» Requirements: The listing below begins with the first line you should copy; stop after the line containing "(cmk) -- (cmkEnd);", and drop every picture.

» Material provided:
▶

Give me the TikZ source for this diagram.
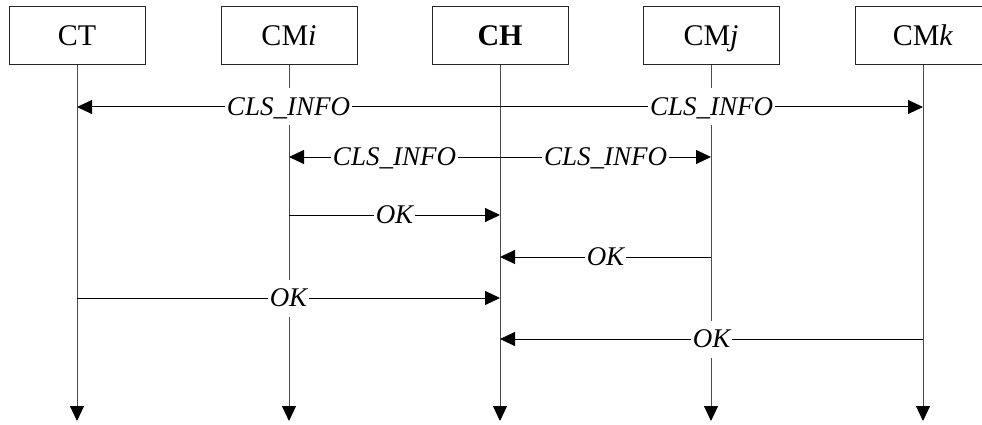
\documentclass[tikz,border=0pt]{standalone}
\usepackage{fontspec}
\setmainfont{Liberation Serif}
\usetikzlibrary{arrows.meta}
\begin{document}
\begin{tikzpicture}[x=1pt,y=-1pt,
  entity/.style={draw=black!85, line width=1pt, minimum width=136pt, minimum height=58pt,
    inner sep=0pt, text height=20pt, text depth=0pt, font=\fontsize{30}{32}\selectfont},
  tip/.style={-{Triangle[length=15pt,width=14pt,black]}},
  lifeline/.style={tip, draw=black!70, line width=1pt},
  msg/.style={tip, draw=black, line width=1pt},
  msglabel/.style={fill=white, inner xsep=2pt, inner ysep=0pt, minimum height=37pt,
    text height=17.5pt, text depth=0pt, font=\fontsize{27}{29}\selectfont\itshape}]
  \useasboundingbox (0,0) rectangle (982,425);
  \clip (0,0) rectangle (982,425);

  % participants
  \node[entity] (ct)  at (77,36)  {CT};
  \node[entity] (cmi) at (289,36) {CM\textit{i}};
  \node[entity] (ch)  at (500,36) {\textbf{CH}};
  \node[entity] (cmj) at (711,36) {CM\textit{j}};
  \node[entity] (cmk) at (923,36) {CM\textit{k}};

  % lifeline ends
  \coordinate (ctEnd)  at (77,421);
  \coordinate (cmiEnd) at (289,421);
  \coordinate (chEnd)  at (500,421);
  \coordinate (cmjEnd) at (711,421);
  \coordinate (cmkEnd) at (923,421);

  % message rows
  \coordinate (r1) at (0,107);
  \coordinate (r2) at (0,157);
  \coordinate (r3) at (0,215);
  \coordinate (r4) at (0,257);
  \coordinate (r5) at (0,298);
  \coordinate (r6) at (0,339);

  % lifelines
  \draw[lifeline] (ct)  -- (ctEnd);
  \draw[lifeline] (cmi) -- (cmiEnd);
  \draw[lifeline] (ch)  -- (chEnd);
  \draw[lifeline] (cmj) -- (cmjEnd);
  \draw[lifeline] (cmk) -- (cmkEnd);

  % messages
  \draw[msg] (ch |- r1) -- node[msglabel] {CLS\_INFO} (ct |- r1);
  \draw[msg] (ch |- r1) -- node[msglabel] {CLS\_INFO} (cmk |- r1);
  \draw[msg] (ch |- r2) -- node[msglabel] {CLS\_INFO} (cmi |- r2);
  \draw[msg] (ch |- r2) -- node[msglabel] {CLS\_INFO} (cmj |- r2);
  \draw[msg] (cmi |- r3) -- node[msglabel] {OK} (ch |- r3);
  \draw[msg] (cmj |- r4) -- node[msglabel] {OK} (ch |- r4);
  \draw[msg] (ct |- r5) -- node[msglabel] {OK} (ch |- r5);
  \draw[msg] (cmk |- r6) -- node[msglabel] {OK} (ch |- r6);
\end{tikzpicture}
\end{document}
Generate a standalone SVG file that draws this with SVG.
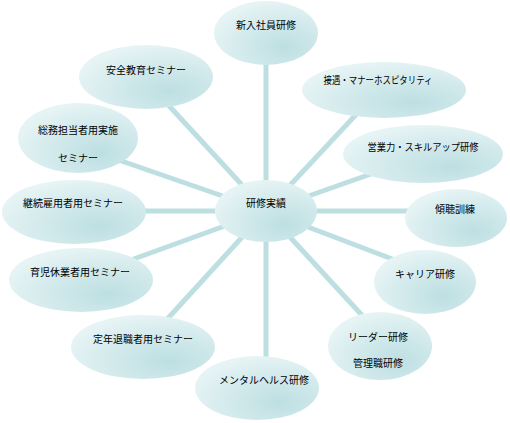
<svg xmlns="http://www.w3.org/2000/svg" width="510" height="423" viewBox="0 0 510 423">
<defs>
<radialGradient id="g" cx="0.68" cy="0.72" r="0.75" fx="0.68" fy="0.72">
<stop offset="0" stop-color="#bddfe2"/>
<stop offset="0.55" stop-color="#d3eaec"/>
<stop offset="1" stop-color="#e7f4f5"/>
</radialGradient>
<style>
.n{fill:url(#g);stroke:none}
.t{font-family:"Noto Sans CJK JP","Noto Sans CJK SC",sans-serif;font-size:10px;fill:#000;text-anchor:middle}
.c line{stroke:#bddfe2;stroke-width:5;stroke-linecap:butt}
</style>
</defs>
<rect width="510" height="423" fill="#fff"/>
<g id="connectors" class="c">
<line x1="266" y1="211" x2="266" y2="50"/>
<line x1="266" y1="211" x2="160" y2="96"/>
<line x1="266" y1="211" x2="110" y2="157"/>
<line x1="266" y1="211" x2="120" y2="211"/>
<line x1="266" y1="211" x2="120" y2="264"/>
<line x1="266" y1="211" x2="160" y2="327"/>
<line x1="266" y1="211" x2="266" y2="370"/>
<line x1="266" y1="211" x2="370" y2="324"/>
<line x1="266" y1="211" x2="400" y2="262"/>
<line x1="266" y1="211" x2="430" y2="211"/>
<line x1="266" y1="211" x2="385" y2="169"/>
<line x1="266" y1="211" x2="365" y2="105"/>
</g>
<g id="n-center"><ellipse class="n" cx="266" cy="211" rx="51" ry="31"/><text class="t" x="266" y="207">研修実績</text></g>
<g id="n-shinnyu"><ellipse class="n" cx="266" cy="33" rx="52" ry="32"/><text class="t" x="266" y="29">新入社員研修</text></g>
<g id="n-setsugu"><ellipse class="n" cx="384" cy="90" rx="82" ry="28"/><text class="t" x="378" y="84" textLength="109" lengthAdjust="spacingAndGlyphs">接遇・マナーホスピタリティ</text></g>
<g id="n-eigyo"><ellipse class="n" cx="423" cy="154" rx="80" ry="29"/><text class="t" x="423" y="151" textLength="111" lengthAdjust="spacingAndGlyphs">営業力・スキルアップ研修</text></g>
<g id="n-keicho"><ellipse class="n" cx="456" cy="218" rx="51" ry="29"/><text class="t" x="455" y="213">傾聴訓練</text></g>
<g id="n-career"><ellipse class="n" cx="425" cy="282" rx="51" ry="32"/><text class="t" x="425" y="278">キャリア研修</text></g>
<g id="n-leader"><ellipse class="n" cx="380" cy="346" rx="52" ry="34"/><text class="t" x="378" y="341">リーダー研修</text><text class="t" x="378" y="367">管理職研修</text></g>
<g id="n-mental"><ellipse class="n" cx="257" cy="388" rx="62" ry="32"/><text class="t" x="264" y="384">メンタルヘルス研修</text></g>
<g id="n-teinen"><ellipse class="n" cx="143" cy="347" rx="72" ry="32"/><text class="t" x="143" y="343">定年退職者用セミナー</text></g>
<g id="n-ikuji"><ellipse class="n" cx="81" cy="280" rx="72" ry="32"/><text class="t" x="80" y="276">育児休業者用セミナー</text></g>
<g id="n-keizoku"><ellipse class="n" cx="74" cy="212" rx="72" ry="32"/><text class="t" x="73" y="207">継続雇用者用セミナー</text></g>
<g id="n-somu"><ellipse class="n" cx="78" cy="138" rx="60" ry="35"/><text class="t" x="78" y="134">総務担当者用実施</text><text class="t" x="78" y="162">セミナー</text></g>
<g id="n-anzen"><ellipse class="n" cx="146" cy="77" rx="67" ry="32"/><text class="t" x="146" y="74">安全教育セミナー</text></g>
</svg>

◀

» Task solution:
Give me the TikZ source for this diagram.
\documentclass[tikz,border=0pt]{standalone}
\usepackage{fontspec}
\setmainfont{Liberation Serif}
\usetikzlibrary{arrows.meta}
\begin{document}
\begin{tikzpicture}[x=1pt,y=-1pt,
  entity/.style={draw=black!85, line width=1pt, minimum width=136pt, minimum height=58pt,
    inner sep=0pt, text height=20pt, text depth=0pt, font=\fontsize{30}{32}\selectfont},
  tip/.style={-{Triangle[length=15pt,width=14pt,black]}},
  lifeline/.style={tip, draw=black!70, line width=1pt},
  msg/.style={tip, draw=black, line width=1pt},
  msglabel/.style={fill=white, inner xsep=2pt, inner ysep=0pt, minimum height=37pt,
    text height=17.5pt, text depth=0pt, font=\fontsize{27}{29}\selectfont\itshape}]
  \useasboundingbox (0,0) rectangle (982,425);
  \clip (0,0) rectangle (982,425);

  % participants
  \node[entity] (ct)  at (77,36)  {CT};
  \node[entity] (cmi) at (289,36) {CM\textit{i}};
  \node[entity] (ch)  at (500,36) {\textbf{CH}};
  \node[entity] (cmj) at (711,36) {CM\textit{j}};
  \node[entity] (cmk) at (923,36) {CM\textit{k}};

  % lifeline ends
  \coordinate (ctEnd)  at (77,421);
  \coordinate (cmiEnd) at (289,421);
  \coordinate (chEnd)  at (500,421);
  \coordinate (cmjEnd) at (711,421);
  \coordinate (cmkEnd) at (923,421);

  % message rows
  \coordinate (r1) at (0,107);
  \coordinate (r2) at (0,157);
  \coordinate (r3) at (0,215);
  \coordinate (r4) at (0,257);
  \coordinate (r5) at (0,298);
  \coordinate (r6) at (0,339);

  % lifelines
  \draw[lifeline] (ct)  -- (ctEnd);
  \draw[lifeline] (cmi) -- (cmiEnd);
  \draw[lifeline] (ch)  -- (chEnd);
  \draw[lifeline] (cmj) -- (cmjEnd);
  \draw[lifeline] (cmk) -- (cmkEnd);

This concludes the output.